During dermatological treatment of man or animal, it is sometimes also useful to have a needle in order to perform a less painful or safer injection.
On certain needles, in order for the practitioner to work with precision, the base or connecting part of the needle, which may be made of plastic or metal and permits the needle to be screwed into the syringe, has a marking which indicates the positioning of the main bevel of the needle. Ordinarily the mark is on the side of the bevel, which means that when one views the needle from the side, one sees the mark and the main bevel at the same time.
However, this positioning of the mark does not permit the practitioner to use the bevel correctly, since the main bevel should be situated flatly on the mucosa or skin for a painless injection. The practitioner should therefore make certain that the needle is always turned in such a way that the mark is not visible, which does not correspond to accurate positioning but to a highly approximate positioning.
In order to alleviate the various problems described above, penetrating injection needles have been developed so as to make it possible, e.g., for the dentist to penetrate to the interior of the bone mass where the teeth are situated and deposit the anesthetic there. Therefore, the latter is deposited in the spongy interdental bone, resulting in immediate anesthesia of the teeth to be treated. The bone is surrounded by a cortical, i.e. a hard part forming a casing; the liquid anesthetic is less subject to the phenomenon of migration, which is not the case in a peripheral tissue irrigated by the blood. For the dermatologist and veterinarian the needles with a more cutting bevel permit the painless penetration of the surface layers of the skin.

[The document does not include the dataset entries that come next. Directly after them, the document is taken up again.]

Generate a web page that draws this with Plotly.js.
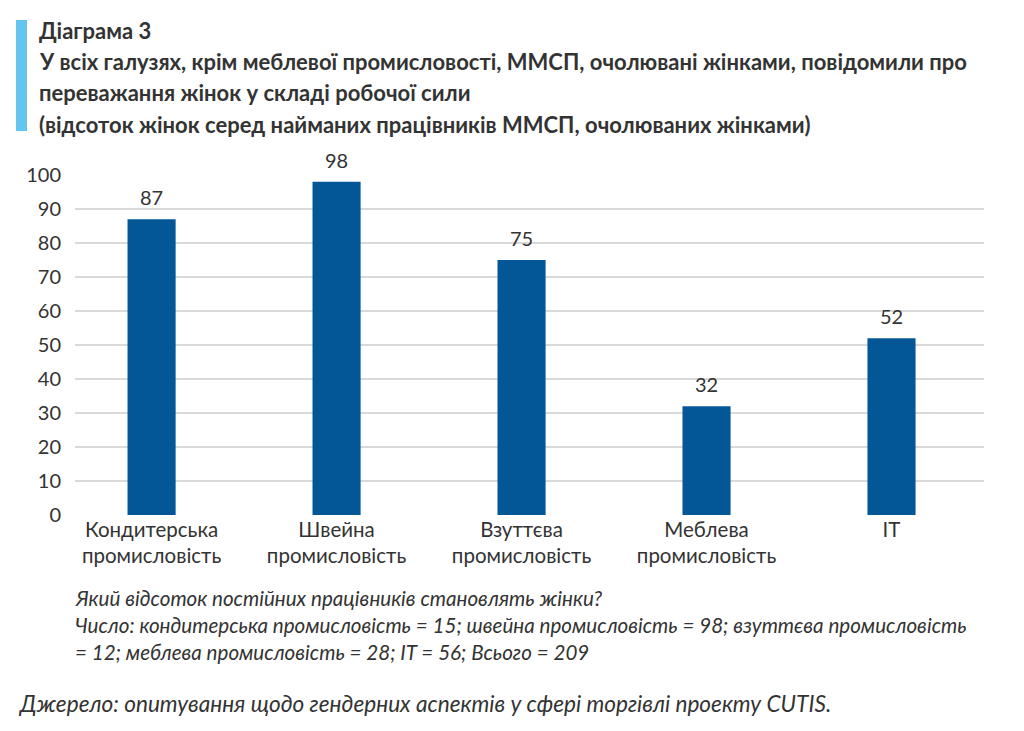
<!DOCTYPE html>
<html>
<head>
<meta charset="utf-8">
<script src="https://cdn.plot.ly/plotly-3.0.1.min.js"></script>
<style>
html,body{margin:0;padding:0;background:#fff;}
#chart{width:1024px;height:731px;}
</style>
</head>
<body>
<div id="chart"></div>
<script>
const categories = ["Кондитерська<br>промисловість", "Швейна<br>промисловість", "Взуттєва<br>промисловість", "Меблева<br>промисловість", "IT"];
const values = [87, 98, 75, 32, 52];
const yTicks = [0, 10, 20, 30, 40, 50, 60, 70, 80, 90, 100];
const titleLines = [
  "Діаграма 3",
  "У всіх галузях, крім меблевої промисловості, ММСП, очолювані жінками, повідомили про",
  "переважання жінок у складі робочої сили",
  "(відсоток жінок серед найманих працівників ММСП, очолюваних жінками)"
];
const noteLines = [
  "Який відсоток постійних працівників становлять жінки?",
  "Число: кондитерська промисловість = 15; швейна промисловість = 98; взуттєва промисловість",
  "= 12; меблева промисловість = 28; IT = 56; Всього = 209"
];
const sourceText = "Джерело: опитування щодо гендерних аспектів у сфері торгівлі проекту CUTIS.";

const W = 1024, H = 731;
const mL = 75, mR = 40, mT = 175, mB = 216;
const pw = W - mL - mR, ph = H - mT - mB;
const px = x => (x - mL) / pw;
const py = y => (H - mB - y) / ph;

const font = "Lato, 'Open Sans', sans-serif";
const annotations = [];
const titleY = [30, 61, 93, 124];
titleLines.forEach((t, i) => annotations.push({
  text: "<b>" + t + "</b>", xref: "paper", yref: "paper",
  x: px(37), y: py(titleY[i]), xanchor: "left", yanchor: "middle",
  showarrow: false, font: {family: font, size: 22, color: "#333333"}
}));
const noteY = [598, 625, 652];
noteLines.forEach((t, i) => annotations.push({
  text: "<i>" + t + "</i>", xref: "paper", yref: "paper",
  x: px(73), y: py(noteY[i]), xanchor: "left", yanchor: "middle",
  showarrow: false, font: {family: font, size: 20.6, color: "#333333"}
}));
annotations.push({
  text: "<i>" + sourceText + "</i>", xref: "paper", yref: "paper",
  x: px(16), y: py(703), xanchor: "left", yanchor: "middle",
  showarrow: false, font: {family: font, size: 22.6, color: "#333333"}
});
values.forEach((v, i) => annotations.push({
  text: String(v), xref: "x", yref: "y", x: categories[i], y: v,
  xanchor: "center", yanchor: "bottom", yshift: 8, showarrow: false,
  font: {family: font, size: 20, color: "#333333"}
}));

const data = [{
  type: "bar",
  x: categories,
  y: values,
  width: 0.26,
  marker: {color: "#045797"},
  hoverinfo: "none"
}];

const layout = {
  width: W, height: H,
  margin: {l: mL, r: mR, t: mT, b: mB, pad: 0},
  paper_bgcolor: "#ffffff", plot_bgcolor: "#ffffff",
  showlegend: false,
  font: {family: font, size: 20, color: "#333333"},
  xaxis: {
    type: "category",
    range: [-0.414, 4.5],
    showgrid: false, zeroline: false, showline: false,
    ticks: "", tickfont: {family: font, size: 20.5, color: "#333333"},
    fixedrange: true
  },
  yaxis: {
    range: [0, 100],
    tickvals: yTicks,
    ticktext: yTicks.map(String),
    showgrid: true, gridcolor: "#d9d9d9", gridwidth: 1.5,
    zeroline: false, showline: false, ticks: "",
    ticklabelstandoff: 13,
    tickfont: {family: font, size: 20, color: "#333333"},
    fixedrange: true
  },
  shapes: [{
    type: "rect", xref: "paper", yref: "paper",
    x0: px(16), x1: px(27), y0: py(131), y1: py(20),
    fillcolor: "#63C6F1", line: {width: 0}, layer: "above"
  }],
  annotations: annotations
};

Plotly.newPlot("chart", data, layout, {displayModeBar: false, staticPlot: true});
</script>
</body>
</html>
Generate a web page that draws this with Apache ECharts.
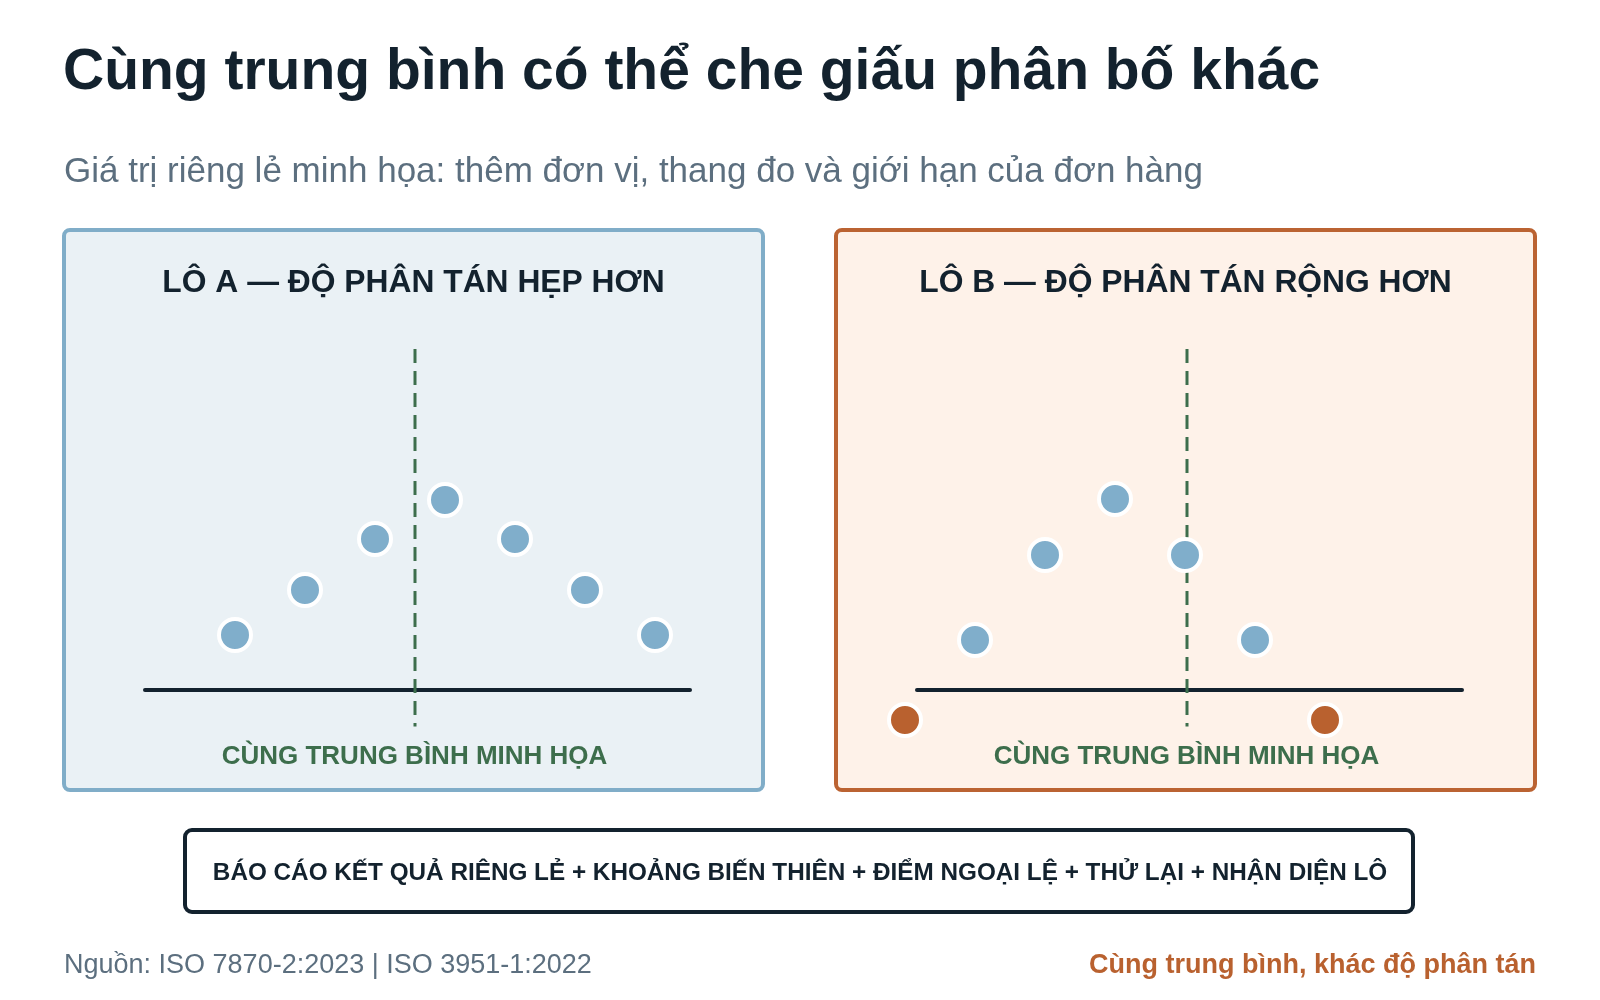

The perforating injection needles were developed from the commonly used injection needles. Therefore, these perforating injection needles consist of a tubular body having two opposite ends, of which a first end provided with a single short bevel (posterior) is intended to be connected to means for driving in rotation and means for supplying or dispensing of the liquid. It is in reference to this bevel, during the fabrication, that the marking is positioned on the base, permitting the marking of the anterior bevel. The second end which is intended to penetrate into the human or animal body is provided with a long (anterior) bevel, constituting the main bevel which is supplemented by the other two bevels, the secondary bevels. According to the description, the main bevel specifies the face before the second end of the needle.
Now the second ends of the needles with their three bevels basically have one or another of two forms. According to the first form, which is the most widespread, the two secondary bevels are situated on the plane surface of the main bevel. They make the needle more pointed. This is the “lancet” bevel. According to the second form, less widespread than the first, the two secondary bevels are situated opposite the main bevel and therefore form counter-bevels. This arrangement of the three bevels gives the point of the needle a pyramid shape. This is the “back cut” bevel.
During use, in rotation, for a perforation by a needle having one or another of the arrangements of the triple bevel described above, the penetrating power into the bone mass is mediocre.
In addition, such injection needles have a point angle of the order of 60 degrees. The main bevel has an angle relative to the longitudinal axis of the needle of the order of 10 and 15 degrees.
However, in the course of various practical uses it has been found that these injection needles displace the tissues when an injection is made into the gingiva. The penetration is therefore quite painful. Moreover, these needles suffer from the fact that the angles formed by the intersection of the bevels between themselves or the bevels and the circular wall are close to or even greater than 60 degrees.